Data-driven optimal power flow (OPF) approach has been a research focus in recent years. However, the current data-driven OPF approaches face the following difficulties: 1) the data-driven solutions may have large deviations and are not trustable, facing out-of-distribution (OOD) samples and 2) it is hard to judge whether the solutions of the data-driven approach can be trusted. To handle these problems, this article first improves the generalization ability of the data-driven OPF method by embedding the inherent pattern of the OPF solution into the data-driven learning process. As an optimization problem, the OPF solution has certain fixed patterns that are not influenced by the distribution of samples.
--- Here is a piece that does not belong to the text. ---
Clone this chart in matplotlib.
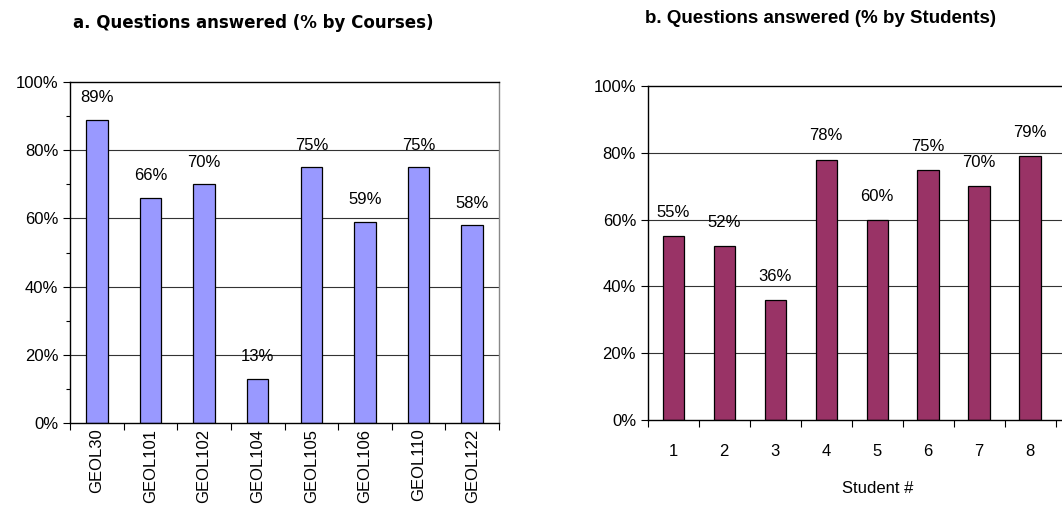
import matplotlib.pyplot as plt
import numpy as np
from matplotlib.ticker import FixedLocator, PercentFormatter

# data
courses = ["GEOL30", "GEOL101", "GEOL102", "GEOL104", "GEOL105", "GEOL106", "GEOL110", "GEOL122"]
course_pct = [89, 66, 70, 13, 75, 59, 75, 58]
students = ["1", "2", "3", "4", "5", "6", "7", "8"]
student_pct = [55, 52, 36, 78, 60, 75, 70, 79]

plt.rcParams["font.family"] = ["Liberation Sans", "DejaVu Sans"]

fig = plt.figure(figsize=(10.62, 5.12), dpi=100)


def style_axes(ax, n, minor_y, fs):
    ax.set_xlim(-0.5, n - 0.5)
    ax.set_ylim(0, 100)
    ax.yaxis.set_major_locator(FixedLocator([0, 20, 40, 60, 80, 100]))
    ax.yaxis.set_major_formatter(PercentFormatter(decimals=0))
    if minor_y:
        ax.yaxis.set_minor_locator(FixedLocator(np.arange(10, 100, 20)))
    ax.xaxis.set_minor_locator(FixedLocator(np.arange(-0.5, n, 1.0)))
    ax.tick_params(axis="x", which="major", length=0)
    ax.tick_params(axis="x", which="minor", length=5, width=0.8, direction="out")
    ax.tick_params(axis="y", which="major", length=5, width=0.8, direction="out", labelsize=fs)
    ax.tick_params(axis="y", which="minor", length=3, width=0.8, direction="out")
    for y in [20, 40, 60, 80]:
        ax.axhline(y, color="#333333", lw=0.8, zorder=0)
    for s in ax.spines.values():
        s.set_linewidth(1.0)
    ax.spines["right"].set_color("#888888")


# a. by courses
ax1 = fig.add_axes([0.0659, 0.1738, 0.404, 0.666])
x1 = np.arange(len(courses))
ax1.bar(x1, course_pct, width=0.4, color="#9999FF", edgecolor="black", linewidth=0.9, zorder=2)
style_axes(ax1, len(courses), True, 12)
ax1.set_xticks(x1)
ax1.set_xticklabels(courses, rotation=90, fontsize=12)
ax1.tick_params(axis="x", which="major", pad=4)
for xi, v in zip(x1, course_pct):
    ax1.annotate(f"{v}%", (xi, v), xytext=(0, 16), textcoords="offset points",
                 ha="center", va="center", fontsize=12)
fig.text(0.238, 0.955, "a. Questions answered (% by Courses)", ha="center", va="center",
         fontsize=12, fontweight="bold", family="DejaVu Sans")

# b. by students
ax2 = fig.add_axes([0.610, 0.1797, 0.432, 0.652])
x2 = np.arange(len(students))
ax2.bar(x2, student_pct, width=0.42, color="#993366", edgecolor="black", linewidth=0.9, zorder=2)
style_axes(ax2, len(students) + 1, False, 12)
ax2.set_xticks(x2)
ax2.set_xticklabels(students, fontsize=12)
ax2.tick_params(axis="x", which="major", pad=17)
ax2.set_xlabel("Student #", fontsize=12, labelpad=16)
for xi, v in zip(x2, student_pct):
    ax2.annotate(f"{v}%", (xi, v), xytext=(0, 17), textcoords="offset points",
                 ha="center", va="center", fontsize=12)
fig.text(0.773, 0.964, "b. Questions answered (% by Students)", ha="center", va="center",
         fontsize=13.5, fontweight="bold")

fig.savefig("out.png", dpi=100)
For example, the load balance constraints should always be satisfied. This leads to an inherent requirement of output vectors, which can be utilized to guide the learning process of the data-driven OPF method. Second, an adaptability judging method based on the decoder neural network is proposed to determine whether the data-driven OPF approach can produce trustable solutions. By measuring the decoding error from latent features to input features, the adaptability of neural networks for input samples could be accurately judged. According to extensive results on various systems, the proposed method can improve the calculation accuracy of OOD data by an average of 30.19% compared with state-of-the-art methods. With the adaptability judgment method, the accuracy of the data-driven approach can achieve higher than 98% for OOD data, whereas the accuracy of other methods ranges from 34.08% to 94.50% on the same set of OOD test data.